You can now pull down the Shasper codebase and with a few commands, and connect to the Sapphire testnet. If you want to give it a shot, follow the instructions here.
Eth2 block explorers launch
Not one but two (!) eth2 block explorers recently launched. Both of these block explorers currently monitor Prysmatic Labs’ Sapphire Testnet, providing slot-by-slot info as validators build the beacon chain.
Bitfly launched their beaconcha.in block explorer a couple of weeks ago and continue to add exciting features by the day. Etherscan just launched their block explorer yesterday, and it, too, looks packed with cool features and data. Both will be great options to monitor Prysmatic’s and other testnets as they come online.
We’re excited to see more and more user/developer tooling being built around eth2 clients and testnets :)
First eth2 networking call
Up until this point, we’ve relied upon github issues/pull-requests, adhoc chats, the main eth2 call, and in person meetings to organize the networking components of the eth2 spec. This has largely worked well enough, but researching and architecting a network to support a sharded blockchain protocol is an issue that increasingly deserves some more specific attention and resources.
To this end, we had our first eth2 networking-specific call this week. Although this call is not live-streamed like the general eth2 call, it is public and open to all contributors. Thank you to the p2p networking experts across the various eth2 teams that pushed for this call. I was originally resistant due to the additional coordination overhead, but the first call proved very fruitful and I look forward the next.
First eth2 phase 2 community call
Thank you Will Villanueva from the Quilt team for organizing the first eth2 phase2 community call. Similar to the new networking and light client calls, phase 2 has enough going on to warrant a regular call to keep the research and development more organized.
This first call acted as a general update and survey of the various on-going threads across the many teams and individuals involved. You can read up on the notes here. Subsequent calls are intended to be deeper work sessions on specific technical issues.
A major goal for Phase 2 is to get through the initial wave of stateless protocol research and to use the findings to narrow the scope into a more concrete plan to execute in 2020. These calls are an excellent step forward toward this goal.
Forkchoice state fix
Researchers at San Jose State University led by Yan X Zhang have been diligently working to formalize the joint properties of eth2’s consensus mechanics (Casper FFG) and fork choice rule (LMD GHOST). Before publishing their work, they found a corner case in the interworkings of FFG+GHOST in which a branch of the block tree might include the latest justified/finalized blocks but not actually show those blocks as justified/finalized in the on-chain state. To leave such “non-viable” branches in the fork choice can lead to situations in which a validator’s vote might not be coherent with local finality info and might, in certain scenarios, lead to liveness failures. You can read more about this particular scenario and the proposed solution here.

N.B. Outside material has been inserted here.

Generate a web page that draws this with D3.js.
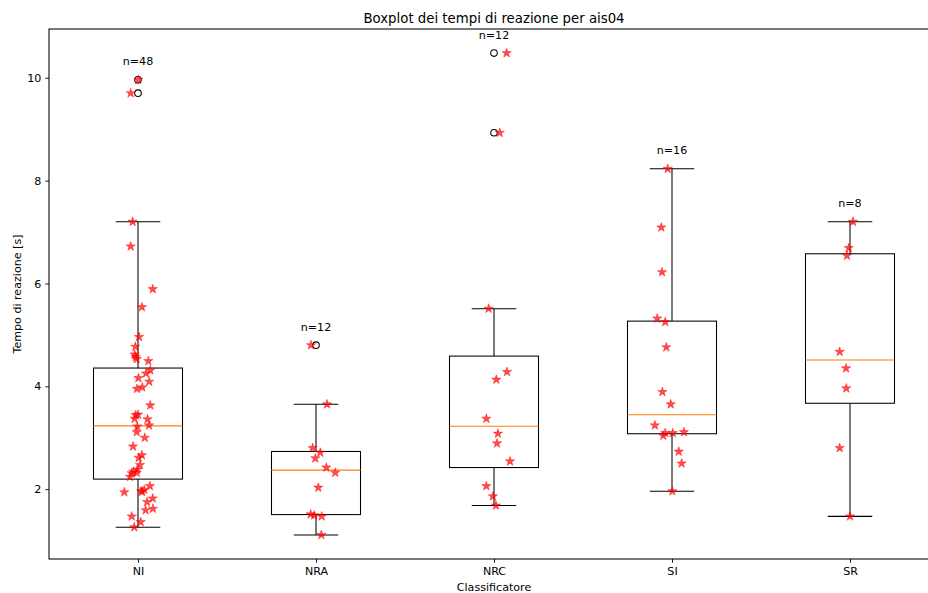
<!DOCTYPE html>
<html>
<head>
<meta charset="utf-8">
<script src="https://cdn.jsdelivr.net/npm/d3@7"></script>
<style>
  html, body { margin: 0; padding: 0; background: #fff; overflow: hidden; }
  svg { display: block; font-family: "DejaVu Sans", sans-serif; }
</style>
</head>
<body>
<svg id="chart" width="928" height="593"></svg>
<script>
// Reaction times (seconds) per classifier, with horizontal jitter in category units
const categories = ["NI", "NRA", "NRC", "SI", "SR"];

const timesNI = [9.96, 9.70, 7.20, 6.72, 5.89, 5.54, 4.96, 4.77, 4.62, 4.57, 4.53, 4.49,
  4.31, 4.25, 4.16, 4.09, 3.98, 3.95, 3.63, 3.45, 3.44, 3.37, 3.36, 3.24,
  3.22, 3.11, 3.00, 2.83, 2.66, 2.61, 2.47, 2.38, 2.34, 2.31, 2.32, 2.24,
  2.06, 1.94, 1.99, 1.95, 1.96, 1.82, 1.75, 1.62, 1.59, 1.47, 1.36, 1.26];
const jitterNI = [0.002, -0.041, -0.030, -0.041, 0.083, 0.022, 0.006, -0.015, -0.019, -0.013, -0.007, 0.058,
  0.069, 0.045, 0.002, 0.063, 0.024, -0.006, 0.069, 0.000, -0.013, -0.019, 0.054, 0.062,
  -0.004, -0.007, 0.038, -0.028, 0.022, 0.004, 0.011, -0.004, -0.026, -0.035, -0.007, -0.045,
  0.067, -0.077, 0.035, 0.024, 0.017, 0.083, 0.051, 0.084, 0.043, -0.035, 0.015, -0.021];

const timesNRA = [4.80, 3.65, 2.80, 2.71, 2.60, 2.42, 2.32, 2.03, 1.51, 1.49, 1.47, 1.11];
const jitterNRA = [-0.028, 0.062, -0.019, 0.024, -0.004, 0.058, 0.108, 0.013, -0.030, -0.010, 0.032, 0.030];

const timesNRC = [10.48, 8.93, 5.51, 4.28, 4.13, 3.37, 3.08, 2.89, 2.54, 2.06, 1.86, 1.68];
const jitterNRC = [0.071, 0.032, -0.030, 0.073, 0.013, -0.043, 0.022, 0.017, 0.090, -0.043, -0.006, 0.011];

const timesSI = [8.23, 7.09, 6.22, 5.32, 5.25, 4.76, 3.89, 3.65, 3.24, 3.11, 3.09, 3.09, 3.04, 2.73, 2.50, 1.96];
const jitterSI = [-0.024, -0.060, -0.056, -0.083, -0.038, -0.032, -0.054, -0.007, -0.096, 0.067, 0.004, -0.038, -0.049, 0.038, 0.054, 0.002];

const timesSR = [7.20, 6.69, 6.54, 4.67, 4.35, 3.96, 2.80, 1.47];
const jitterSR = [0.017, -0.007, -0.017, -0.058, -0.022, -0.021, -0.058, 0.000];

const yTicks = [2, 4, 6, 8, 10];

const groups = [
  { name: categories[0], times: timesNI, jitter: jitterNI },
  { name: categories[1], times: timesNRA, jitter: jitterNRA },
  { name: categories[2], times: timesNRC, jitter: jitterNRC },
  { name: categories[3], times: timesSI, jitter: jitterSI },
  { name: categories[4], times: timesSR, jitter: jitterSR }
];

// Box statistics (linear-interpolated quartiles, whiskers at 1.5 IQR)
groups.forEach((g, i) => {
  const s = g.times.slice().sort(d3.ascending);
  const q1 = d3.quantileSorted(s, 0.25);
  const med = d3.quantileSorted(s, 0.5);
  const q3 = d3.quantileSorted(s, 0.75);
  const iqr = q3 - q1;
  const lo = d3.min(s.filter(v => v >= q1 - 1.5 * iqr));
  const hi = d3.max(s.filter(v => v <= q3 + 1.5 * iqr));
  Object.assign(g, {
    pos: i + 1, q1, med, q3, lo, hi,
    fliers: s.filter(v => v < lo || v > hi),
    max: d3.max(s)
  });
});

const svg = d3.select("#chart");
const margin = { left: 49, right: 939, top: 29, bottom: 559 };

// y limits: data span with 5% padding
const allMin = d3.min(groups, g => d3.min(g.times));
const allMax = d3.max(groups, g => d3.max(g.times));
const pad = (allMax - allMin) * 0.05;

const x = d3.scaleLinear().domain([0.5, categories.length + 0.5]).range([margin.left, margin.right]);
const y = d3.scaleLinear().domain([allMin - pad, allMax + pad]).range([margin.bottom, margin.top]);

const boxW = 0.5, capW = 0.25;
const lw = 1.05;
const fs = "11.1px";

const plot = svg.append("g");

// boxes, whiskers, caps, medians
groups.forEach(g => {
  const gg = plot.append("g");
  gg.append("rect")
    .attr("x", x(g.pos - boxW / 2)).attr("y", y(g.q3))
    .attr("width", x(g.pos + boxW / 2) - x(g.pos - boxW / 2))
    .attr("height", y(g.q1) - y(g.q3))
    .attr("fill", "none").attr("stroke", "#000").attr("stroke-width", lw);
  [[g.q3, g.hi], [g.q1, g.lo]].forEach(([a, b]) => {
    gg.append("line")
      .attr("x1", x(g.pos)).attr("x2", x(g.pos))
      .attr("y1", y(a)).attr("y2", y(b))
      .attr("stroke", "#000").attr("stroke-width", lw);
    gg.append("line")
      .attr("x1", x(g.pos - capW / 2)).attr("x2", x(g.pos + capW / 2))
      .attr("y1", y(b)).attr("y2", y(b))
      .attr("stroke", "#000").attr("stroke-width", lw);
  });
  gg.append("line")
    .attr("x1", x(g.pos - boxW / 2)).attr("x2", x(g.pos + boxW / 2))
    .attr("y1", y(g.med)).attr("y2", y(g.med))
    .attr("stroke", "#ff7f0e").attr("stroke-width", lw);
  gg.selectAll("circle.flier").data(g.fliers).join("circle")
    .attr("class", "flier")
    .attr("cx", x(g.pos)).attr("cy", d => y(d)).attr("r", 3.3)
    .attr("fill", "none").attr("stroke", "#000").attr("stroke-width", lw);
});

// jittered observations
const star = d3.symbol().type(d3.symbolStar).size(27);
groups.forEach(g => {
  plot.append("g").selectAll("path")
    .data(g.times.map((t, i) => ({ t, j: g.jitter[i] })))
    .join("path")
    .attr("d", star)
    .attr("transform", d => `translate(${x(g.pos + d.j)},${y(d.t)})`)
    .attr("fill", "#ff0000").attr("fill-opacity", 0.7)
    .attr("stroke", "#ff0000").attr("stroke-opacity", 0.7).attr("stroke-width", 0.6);
});

// sample-size labels
groups.forEach(g => {
  svg.append("text")
    .attr("x", x(g.pos)).attr("y", y(g.max + 0.3) + 1)
    .attr("text-anchor", "middle")
    .attr("font-size", fs).attr("fill", "#000")
    .text(`n=${g.times.length}`);
});

// axes
const xAxis = d3.axisBottom(x).tickValues(groups.map(g => g.pos))
  .tickFormat((d, i) => categories[i]).tickSize(3.7).tickSizeOuter(0).tickPadding(4);
const yAxis = d3.axisLeft(y).tickValues(yTicks).tickFormat(d3.format("d"))
  .tickSize(3.7).tickSizeOuter(0).tickPadding(4);

const gx = svg.append("g").attr("transform", `translate(0,${margin.bottom})`).call(xAxis);
const gy = svg.append("g").attr("transform", `translate(${margin.left},0)`).call(yAxis);
[gx, gy].forEach(a => {
  a.select(".domain").remove();
  a.selectAll("text").attr("font-size", fs).attr("font-family", "DejaVu Sans, sans-serif").attr("fill", "#000");
  a.selectAll("line").attr("stroke", "#000").attr("stroke-width", 0.9);
});

// frame
svg.append("rect")
  .attr("x", margin.left).attr("y", margin.top)
  .attr("width", margin.right - margin.left).attr("height", margin.bottom - margin.top)
  .attr("fill", "none").attr("stroke", "#000").attr("stroke-width", lw);

// titles
const cx = (margin.left + margin.right) / 2;
svg.append("text").attr("x", cx).attr("y", 23)
  .attr("text-anchor", "middle").attr("font-size", "13.3px").attr("fill", "#000")
  .text("Boxplot dei tempi di reazione per ais04");
svg.append("text").attr("x", cx).attr("y", 591)
  .attr("text-anchor", "middle").attr("font-size", fs).attr("fill", "#000")
  .text("Classificatore");
svg.append("text")
  .attr("transform", `translate(21,${(margin.top + margin.bottom) / 2}) rotate(-90)`)
  .attr("text-anchor", "middle").attr("font-size", fs).attr("fill", "#000")
  .text("Tempo di reazione [s]");
</script>
</body>
</html>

To address this scenario, we have a fix under review in the specs repo. We expect this fix to be released within the week.

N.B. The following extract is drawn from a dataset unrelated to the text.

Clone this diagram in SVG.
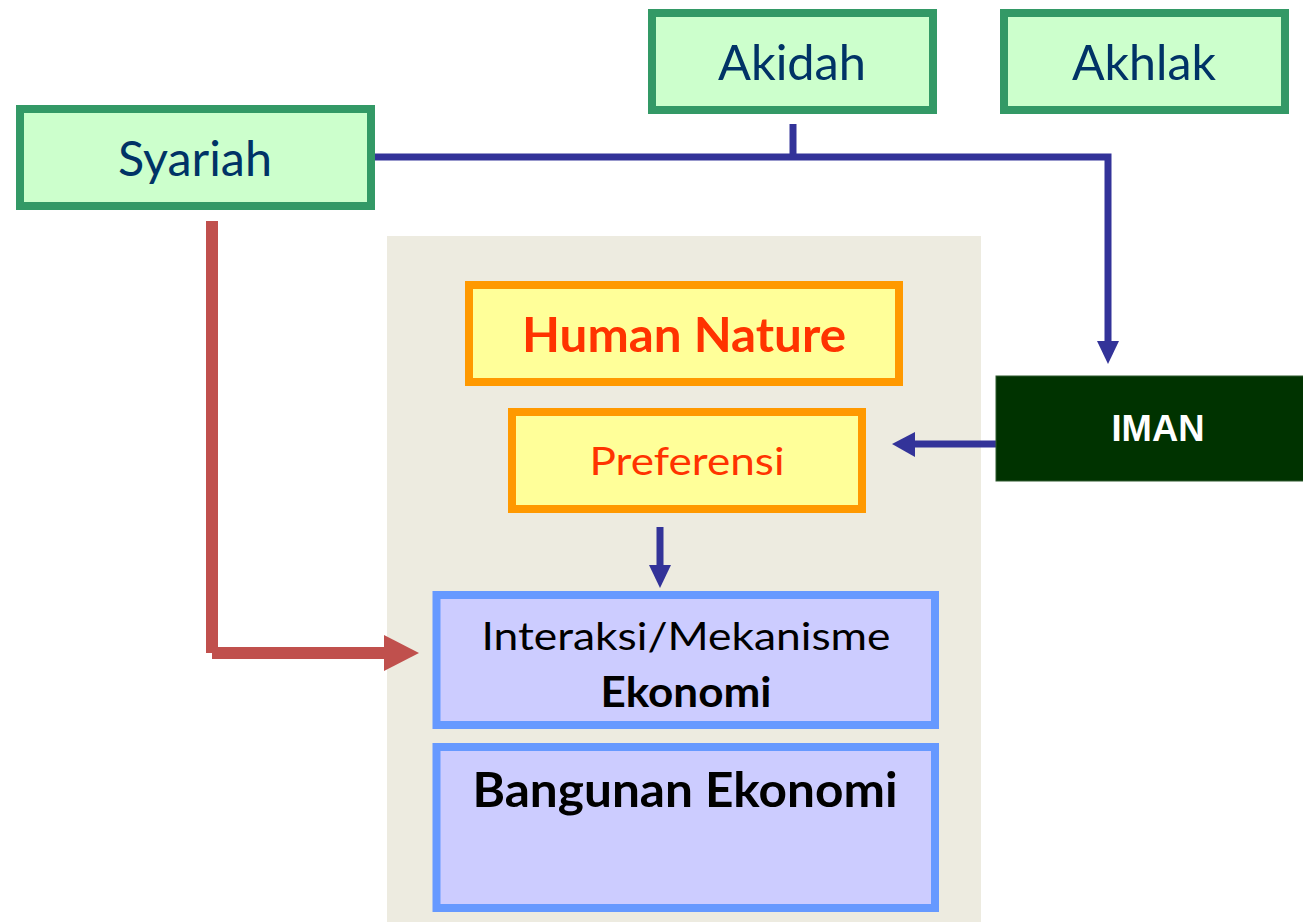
<svg xmlns="http://www.w3.org/2000/svg" width="1303" height="922" viewBox="0 0 1303 922">
  <style>
    .green rect { fill: #CCFFCC; stroke: #339966; stroke-width: 8; }
    .green text { font-family: Lato, "Open Sans", sans-serif; fill: #003366; text-anchor: middle; }
    .yellow rect { fill: #FFFF99; stroke: #FF9900; stroke-width: 8; }
    .yellow text { font-family: Lato, "Open Sans", sans-serif; fill: #FF3300; text-anchor: middle; }
    .violet rect { fill: #CCCCFF; stroke: #6699FF; stroke-width: 8; }
    .violet text { font-family: Lato, "Open Sans", sans-serif; fill: #000000; text-anchor: middle; }
    .bold { font-weight: bold; }
    .blue-line { fill: none; stroke: #333399; stroke-width: 7; }
    .blue-head { fill: #333399; }
    .red { fill: #C0504D; }
  </style>

  <!-- shaded panel behind the economic core -->
  <rect id="panel" x="387" y="236" width="594" height="686" fill="#EDEBE0"/>

  <!-- connectors -->
  <g id="connectors">
    <!-- Syariah / Akidah to IMAN -->
    <path class="blue-line" d="M375 157 H1108 V342"/>
    <path class="blue-line" d="M793 124 V157"/>
    <polygon class="blue-head" points="1097,341 1119,341 1108,364"/>
    <!-- IMAN to Preferensi -->
    <path class="blue-line" d="M996 444 H912"/>
    <polygon class="blue-head" points="915,432 915,457 892,444"/>
    <!-- Preferensi to Interaksi -->
    <path class="blue-line" d="M660 527 V566"/>
    <polygon class="blue-head" points="649,565 671,565 660,588"/>
    <!-- Syariah to Interaksi -->
    <rect class="red" x="206" y="221" width="12" height="432"/>
    <rect class="red" x="212" y="647" width="174" height="12"/>
    <polygon class="red" points="384,635 384,671 419,653"/>
  </g>

  <g id="syariah" class="green">
    <rect x="20" y="109" width="351" height="97"/>
    <text x="195" y="176" font-size="47.5" textLength="154" lengthAdjust="spacingAndGlyphs">Syariah</text>
  </g>

  <g id="akidah" class="green">
    <rect x="652" y="13" width="281" height="97"/>
    <text x="792" y="80" font-size="48.5" textLength="148" lengthAdjust="spacingAndGlyphs">Akidah</text>
  </g>

  <g id="akhlak" class="green">
    <rect x="1004" y="13" width="281" height="97"/>
    <text x="1144" y="80" font-size="48.5" textLength="144" lengthAdjust="spacingAndGlyphs">Akhlak</text>
  </g>

  <g id="human-nature" class="yellow">
    <rect x="469" y="285" width="430" height="97"/>
    <text class="bold" x="684" y="352" font-size="47.5" textLength="324" lengthAdjust="spacingAndGlyphs">Human Nature</text>
  </g>

  <g id="preferensi" class="yellow">
    <rect x="512" y="412" width="350" height="97"/>
    <text x="687" y="475" font-size="39.5" textLength="195" lengthAdjust="spacingAndGlyphs">Preferensi</text>
  </g>

  <g id="iman">
    <rect x="996" y="376" width="310" height="105" fill="#003300" stroke="#2E5A2E" stroke-width="1"/>
    <text x="1158" y="441" font-family="'Liberation Sans', Arial, sans-serif" font-weight="bold" font-size="36" fill="#FFFFFF" text-anchor="middle" textLength="93" lengthAdjust="spacingAndGlyphs">IMAN</text>
  </g>

  <g id="interaksi" class="violet">
    <rect x="436.5" y="595" width="498.5" height="130"/>
    <text x="686" y="650" font-size="39.5" textLength="409" lengthAdjust="spacingAndGlyphs">Interaksi/Mekanisme</text>
    <text class="bold" x="686" y="707" font-size="42" textLength="171" lengthAdjust="spacingAndGlyphs">Ekonomi</text>
  </g>

  <g id="bangunan" class="violet">
    <rect x="436.5" y="747" width="498.5" height="161"/>
    <text class="bold" x="685" y="807" font-size="47.5" textLength="425" lengthAdjust="spacingAndGlyphs">Bangunan Ekonomi</text>
  </g>
</svg>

Specification and implementation of the new BLS standards
The long-awaited BLS standards were recently presented for public comment at the IETF Meeting 106. You can check out the presentation and slides for yourself. The presentation went as planned and the standard is expected to be adopted by a number of blockchain projects and (eventually) into IETF. To more semi-officially enshrine this standard before the long IETF process finsihes, I expect the EF and many other projects to more officially announce intended usage soon.

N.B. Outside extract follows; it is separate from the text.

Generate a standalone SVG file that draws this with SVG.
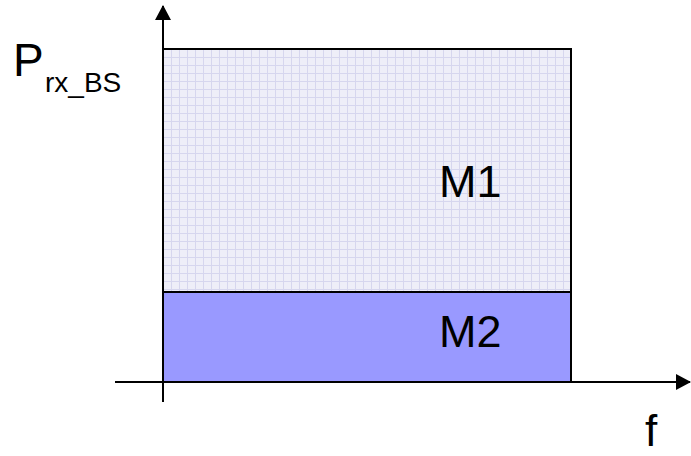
<svg xmlns="http://www.w3.org/2000/svg" width="691" height="456" viewBox="0 0 691 456">
  <style>
    .axis { stroke: #000; stroke-width: 2; fill: none; }
    .box { stroke: #000; stroke-width: 2; }
    .lbl { font-family: "Liberation Sans", Arial, sans-serif; fill: #000; }
  </style>
  <defs>
    <marker id="arrow" markerWidth="15" markerHeight="16" refX="14" refY="8" orient="auto" markerUnits="userSpaceOnUse" viewBox="0 0 15 16">
      <path d="M0,0 L15,8 L0,16 z" fill="#000"/>
    </marker>
    <pattern id="grid" width="8" height="8" patternUnits="userSpaceOnUse" x="163" y="49">
      <rect width="8" height="8" fill="#EEEEF8"/>
      <path d="M0,0.5 H8 M0.5,0 V8" stroke="#D6D6EE" stroke-width="1"/>
    </pattern>
  </defs>

  <g id="m1">
    <rect class="box" x="163" y="49" width="408" height="243" fill="url(#grid)"/>
    <text class="lbl" x="439" y="197" font-size="45">M1</text>
  </g>
  <g id="m2">
    <rect class="box" x="163" y="292" width="408" height="90" fill="#9999FF"/>
    <text class="lbl" x="439" y="347" font-size="45">M2</text>
  </g>

  <g id="connectors">
    <line class="axis" x1="163" y1="402" x2="163" y2="6" marker-end="url(#arrow)"/>
    <line class="axis" x1="115" y1="382" x2="690" y2="382" marker-end="url(#arrow)"/>
  </g>

  <g id="labels">
    <text class="lbl" x="13" y="76" font-size="46">P<tspan font-size="28" x="45" y="92">rx_BS</tspan></text>
    <text class="lbl" x="645" y="446" font-size="44">f</text>
  </g>
</svg>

There are two draft pull-requests ( ) under review in the specs repo, as well as an implementation of the new standard under review in
py_ecc. Once review is complete, we will generate the new BLS test vectors for general consumption by eth2 clients. The intention is to switch testnets over to the modified BLS scheme come January.
The BLS standards also remove one of the final blockers for launching the eth2 deposit contract. Runtime Verification is currently finishing up their report on the formal verification and analysis of the deposit contract bytecode. This report is expected to be published by the end of the month for public review, after which we can finally launch this thing 🚀.